= Unverified List =

United States trade restriction

The Unverified List (UVL) is a trade restriction list published by the United States Department of Commerce's Bureau of Industry and Security (BIS), consisting of certain foreign persons, entities, or governments. Inclusion in the UVL is commonly confused with listings in the similar but separate Entity List or Specially Designated Nationals and Blocked Persons List.

Inclusion in UVL is not regarded as punitive nor intended to punish a party for violating laws or regulations. Rather, "Foreign persons who are parties to an export, re-export, and (in-country) transfer subject to the EAR may be added to the Unverified List if the BIS or federal officials acting on its behalf cannot verify the bona fides (i.e., legitimacy and reliability about the end-use and end-user of items subject to the EAR) of such persons because an end-use check, such as a pre-license check (PLC) or a post-shipment verification (PSV), cannot be satisfactorily completed for reasons outside of the U.S. Government's control."

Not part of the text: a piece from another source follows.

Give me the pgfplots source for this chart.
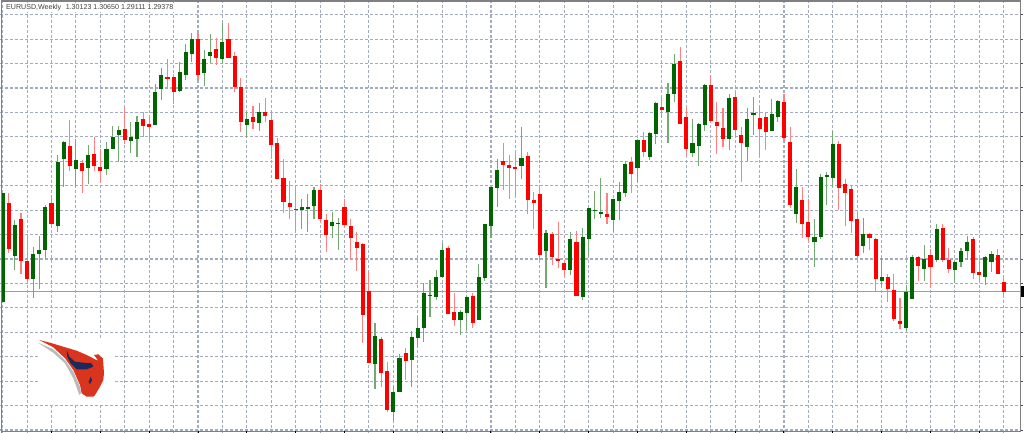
\documentclass[border=0pt]{standalone}
\usepackage{fontspec}
\setmainfont{Liberation Sans}
\usepackage{pgfplots}
\usepackage{pgfplotstable}
\pgfplotsset{compat=1.18}
\definecolor{bull}{RGB}{0,100,0}
\definecolor{bear}{RGB}{255,0,0}
\definecolor{gridc}{RGB}{163,172,188}
\definecolor{pricec}{RGB}{150,160,178}
\definecolor{framec}{RGB}{128,128,128}
\definecolor{logored}{RGB}{216,52,30}
\definecolor{logonavy}{RGB}{26,42,90}

% candle columns: bar number, body top, body bottom, wick top, wick bottom (y from the top)
\pgfplotstableread{
i top bot hi lo
0 193 302.3 193 302.3
2 225 255.7 220 270.3
5 254 278.7 247 298
6 250 254.3 236.3 289
7 206.7 249.7 205 259
9 162.3 225.7 155 232.3
10 142.3 159.3 141 187.3
12 160 169.3 139.3 186.7
14 155 168.3 145 184
17 149.3 169.3 142.3 175
18 136.7 149 126 149.3
19 130 135 126 161.7
21 136.7 141 121.7 152.7
22 121.7 139.3 116 156.7
25 92 125 84.3 125
26 75.3 89.3 68.3 100
29 72.3 90.7 62.3 91.7
30 51.7 74.7 44 80
31 39 53.7 32.7 61.7
33 58.7 73 50 86
34 51.7 56.3 34 63.3
36 41.7 58.7 22.7 63.3
40 119 125 111.7 136.7
42 112 122.7 102.7 130.7
49 206.7 210 199.3 229.3
50 207.3 208.7 194 231.7
51 190 205.7 186.7 219
54 222.3 226.3 212 237.7
55 222.7 224 218 250
61 336.3 363.7 323 388.7
64 392 412.3 386.3 421
65 358.3 391.7 354.3 391.7
67 337 359.7 330.7 387
68 328 338.3 317 347.3
69 293.3 327.7 283 342.3
70 294.7 295.7 279.7 317
71 277.3 297.3 270.3 299.7
72 250 276.7 243.3 278.3
75 312.3 320 310.3 334.7
76 296.7 313 295.7 330.3
78 277.3 320 263.7 320
79 224 278.3 224 280.7
80 187.3 225.7 187.3 237.7
81 170 188.3 159 206.7
85 158 165.7 127.3 179
89 233.3 250.7 230.3 288
93 239.3 270.3 232 274.7
95 237 297.3 228 299.7
96 208 239.3 208 254.7
97 209.7 211 191.3 219
98 212.3 214 178.3 217.7
100 199 220 199 232.3
101 192.3 200.7 181.7 220
102 164 193.3 161.3 197.3
104 140.3 168.3 139 181.7
106 133.3 157 132.3 160
107 103 134 102.3 144
109 94 112 83.3 143.3
110 63.7 93.7 54 102
113 143.3 153 119.3 157
114 123.7 146 122.7 166
115 84.7 125 84 130.7
119 98.3 139.3 94.3 150
122 119 146.7 108.3 160.7
123 112.7 114.7 96.7 135
126 113.7 130.7 99 130.7
127 101 116.7 100.5 122.3
130 187 214 169.3 223.3
133 237.3 242.3 219.3 266.7
134 177 237 174.3 238.7
135 174.7 177.3 172 205
136 144 178.3 130.7 186.7
141 234 246 218 253.3
144 277.3 280.7 258.3 286.7
148 291.7 327.7 285 330.7
149 256.7 298.7 255 298.7
151 259 269 245 280.7
153 229 260 224 262.3
156 262.3 270 260 283.3
157 251 262.3 247.7 267.3
158 241.7 251.3 236.3 260
161 256.7 276.7 256 285
162 254 262 250.7 271.7
}\bulltable

\pgfplotstableread{
i top bot hi lo
1 203.3 249 193 253
3 219 261.3 213 273.7
4 260.7 278.7 234.7 282.3
8 203.3 224 195 228
11 145.7 165.7 120 171
13 163.3 171 160 193.3
15 154 165.7 137.3 170.7
16 166.7 171 149 183.3
20 129.3 140 107.3 144
23 119.3 125.7 112.3 136.7
24 124 126.7 116 140.7
27 77.3 78.3 59.3 89.3
28 77.3 92 74 104
32 39 75.3 33 80
35 49.3 57.7 37.7 65
37 39 57.7 22.7 57.7
38 55.7 87.3 51.7 91.7
39 87 121.7 78.3 131.7
41 116.7 121.7 106 129.3
43 112 115.7 98 121.7
44 119.7 145.3 111.7 159.3
45 143.3 179 137.7 179
46 178.3 201.7 158.7 212.7
47 203.3 207.3 181 219.3
48 209 209.9 187.7 231
52 190.3 219.3 184 223.3
53 220.3 234.7 214 251.7
56 207.3 224.7 198.7 228
57 225.7 237.7 219.3 260
58 241.7 248.3 232.3 270.7
59 244 314.7 243.3 343
60 291.3 363 272 363
62 338.7 372.7 337.3 387
63 371.3 410.3 362.3 412
66 353 361 348 380.3
73 248.3 314 246.3 314
74 311.7 320 292.7 325.7
77 296.3 323 293 328
82 161.3 165.3 142.7 190
83 164.7 168.3 155 199
84 167.3 169 151.7 195.7
86 155.7 200 151.7 214
87 200.3 202.7 192.3 229.3
88 193.7 255.3 187.3 259.7
90 233.7 256.7 232.3 264.7
91 258.7 261.3 222.3 268
92 263 270.3 259.7 277.3
94 242 295.7 231.3 295.7
99 214 217.3 192.7 224
103 162.3 174.3 157 192.7
105 139.7 152.3 132 156.7
108 106.7 110.3 98.3 118.3
111 61 124.3 47.3 124.3
112 117.3 148.7 108.3 154.7
116 85.3 120.7 76 123.3
117 122 126 101.7 154
118 128.3 139.3 108.3 146.7
120 96.7 130 91.7 136.7
121 135 143.3 127.3 182
124 118.3 128.7 106.7 156
125 117.3 131.7 112.7 150
128 102.3 137.7 94 141
129 142 205 127.3 207.7
131 200.3 224 186.7 237.7
132 222 237 199.3 240.7
137 144 188.3 141.3 210
138 184.3 193.3 179.3 225.7
139 189 220.7 185 233.3
140 219.3 255.7 213.3 258.3
142 234 237.7 232.7 250
143 239.3 279 238.3 290.7
145 276.7 289.3 274 301.7
146 290.3 319 274 321
147 321 324 298 329
150 257 265.7 256 281.3
152 254.7 266.7 249.3 287.3
154 228 260 224 261.7
155 260 269.3 247.7 272.7
159 239.3 273.3 237.3 279.3
160 271.7 275.3 257.7 280.7
163 254.7 274.3 249.3 274.3
164 282.3 292 276 295.7
}\beartable

\pgfplotsset{
  wick/.style={draw=none,mark=none,error bars/.cd,y dir=both,y explicit,error mark=none,
    error bar style={draw=#1,line width=1.1bp}},
  body/.style={draw=none,mark=none,error bars/.cd,y dir=both,y explicit,error mark=none,
    error bar style={draw=#1,line width=4.1bp}},
  /pgfplots/table/mid/.style args={#1/#2}{
    /pgfplots/table/x expr=2.7+6.104*\thisrow{i},
    /pgfplots/table/y expr=(\thisrow{#1}+\thisrow{#2})/2,
    /pgfplots/table/y error expr=(\thisrow{#2}-\thisrow{#1})/2},
}

\begin{document}
\begin{tikzpicture}
\path[use as bounding box] (0,0) rectangle (1024bp,433bp);
\begin{axis}[
  at={(0,0)},anchor=south west,
  scale only axis,width=1024bp,height=433bp,
  xmin=0,xmax=1024,ymin=0,ymax=433,y dir=reverse,
  axis line style={draw=none},
  major tick length=0pt,
  xticklabels={},yticklabels={},
  xtick={2.7,27.116,...,1005},
  ytick={14.7,39.13,...,431},
  grid=major,
  grid style={gridc,line width=1.1bp,dash pattern=on 2.6bp off 2.4bp},
]
% white strip right of the frame, box behind the logo
\addplot[fill=white,draw=none] coordinates {(1021,0)(1024,0)(1024,433)(1021,433)} --cycle;
\addplot[fill=white,draw=none] coordinates {(38,338)(113,338)(113,404)(38,404)} --cycle;

% bid line
\addplot[pricec,line width=1.1bp] coordinates {(0,291.7)(1021,291.7)};

\addplot[wick=bull!55!white] table[mid=hi/lo] {\bulltable};
\addplot[wick=bear!50!white] table[mid=hi/lo] {\beartable};
\addplot[body=bull] table[mid=top/bot] {\bulltable};
\addplot[body=bear] table[mid=top/bot] {\beartable};

% logo
\addplot[fill=black!27,draw=none] coordinates {(38.3,342.7)(53.3,352.7)(65,363.3)(73.3,378.3)(79.3,395)(81,393)(80,386.7)(73.3,371.7)(65,360)(53.3,349.3)} --cycle;
\addplot[fill=logored,draw=none] coordinates {(39.3,340)(50,342.7)(63.3,346.7)(76.7,350.7)(86.7,355)(95,359.3)(98.3,360.7)(94,355)(98.3,354.3)(102.7,358.3)(103.3,363.3)(104,373.3)(103.3,380)(100,386.7)(95,395)(93.3,396.7)(86.7,396.7)(81.7,393.3)(80,385)(73.3,370)(65,358.3)(53.3,347.3)} --cycle;
\addplot[fill=logonavy,draw=none] coordinates {(66.7,350)(69.3,356.7)(75,361.7)(83.3,362.7)(91.7,363.3)(93.3,366.7)(86.7,369.3)(76.7,369.3)(70.7,363.3)(67.3,356.7)} --cycle;
\addplot[fill=logonavy,draw=none] coordinates {(90.7,376.7)(92,380)(90,384.3)(88.7,381.7)} --cycle;

% chart frame
\addplot[framec,line width=1.5bp] coordinates {(1.5,433)(1.5,1)(1020.7,1)(1020.7,431.7)(1.5,431.7)};

% small scale ticks on the bottom and right edges
\addplot[draw=none,mark=none,error bars/.cd,y dir=both,y fixed=1,error mark=none,error bar style={draw=black,line width=1bp}]
  coordinates {(51.5,432)(100.3,432)(149.1,432)(198,432)(246.8,432)(295.6,432)(344.4,432)(393.3,432)(442.1,432)(490.9,432)(539.7,432)(588.6,432)(637.4,432)(686.2,432)(735,432)(783.9,432)(832.7,432)(881.5,432)(930.3,432)(979.2,432)};
\addplot[draw=none,mark=none,error bars/.cd,x dir=both,x fixed=1.2,error mark=none,error bar style={draw=black!70,line width=1bp}]
  coordinates {(1022,14.7)(1022,39.1)(1022,63.6)(1022,88)(1022,112.4)(1022,136.9)(1022,161.3)(1022,185.7)(1022,210.1)(1022,234.6)(1022,259)(1022,283.4)(1022,307.9)(1022,332.3)(1022,356.7)(1022,381.2)(1022,405.6)(1022,430)};
% current price tab
\addplot[fill=black,draw=none] coordinates {(1021,286)(1024,286)(1024,297)(1021,297)} --cycle;

\node[anchor=west,fill=white,inner sep=1bp,text=black!75,font=\fontsize{7.1bp}{9bp}\selectfont] at (axis cs:5,7.5)
  {EURUSD,Weekly\hspace{4.5bp}1.30123 1.30650 1.29111 1.29378};
\end{axis}
\end{tikzpicture}
\end{document}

The UVL is regulated by 15 CFR Ch. VII § 744.15 and may be found in Supplement No. 6 to Part 744. Changes to the UVL are published along with all other US government business in the Federal Register and codified annually along with all other federal regulations.

==Effect==
Exporters can no longer seek license exemptions for items subject to the Export Administration Regulations (EARs) for exports to any foreign persons, entities, or governments listed in the UVL. In addition, exporters of items subject to EARs that do not require a license must obtain a UVL statement from the listed entity and file an Automated Export System record for all exports.

In contrast, entities listed on the SDN list are barred completely from any transactions with the U.S., and an export license is required for any and all items subject to EARs for entities listed on the Entity List.

==Delisting==
The BIS typically administers delisting requests from entities listed on the UVL. The BIS removes listings from the UVL when the BIS can verify the bona fides of the listed person as an end-user, consignee, or another party to exports, reexports, or transfers (in-country) involving items subject to the EAR by completing a pre-license check (PLC) or a post-shipment verification (PSV).

In contrast, removal of entities from the Entity List is administered by the End-User Review Committee (ERC), which is composed of representatives from the Departments of Commerce (chair), State, Defense, Energy, and where appropriate, the Treasury.